IBC 2021 Section 1803 kicks in triaxial testing whenever the foundation design relies on shear strength parameters rather than presumptive bearing values, which covers most commercial projects over two stories in Reno. The City of Reno Building Department also expects direct shear testing or triaxial data when you propose mat foundations, deep excavations over 12 feet, or slopes steeper than 2:1 near structures. For seismic site classification per ASCE 7-22, triaxial data on fine-grained soils below the groundwater table is the only way to determine undrained shear strength for Site Class E and F evaluations.
How do you handle sample disturbance when the soil in Reno is often partially saturated?
We require Shelby tubes sealed with microcrystalline wax at both ends immediately after extrusion on the rig. In the lab, we x-ray each tube before opening to identify disturbed zones and select trimming locations.
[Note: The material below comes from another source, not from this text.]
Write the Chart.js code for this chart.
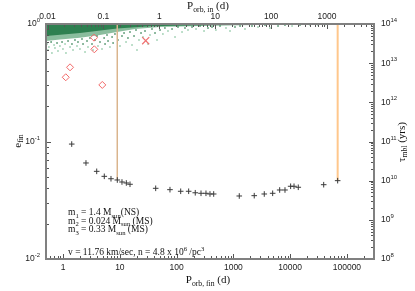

For partially saturated silts common in the Lemmon Valley area, we apply back-pressure saturation in the triaxial cell while monitoring Skempton’s B-value; we do not start the consolidation stage until the B-value exceeds 0.95. This process can add 24–48 hours to the test schedule but is essential for reliable effective stress paths.
Can you run triaxial tests on granular soils from Reno’s alluvial fans?
Yes, but it requires careful specimen preparation. Coarse decomposed granite from the Peavine Mountain fans often contains particles up to 1 inch, so we first run a parallel grain-size analysis per ASTM D6913 to check if the maximum particle size exceeds one-sixth of the specimen diameter. If it does, we scalp the material and reconstitute at field density for a drained CD test. For clean sands below the Truckee River channel, we use the moist tamping method to achieve relative density targets and run CD tests at confining pressures matching the design depth.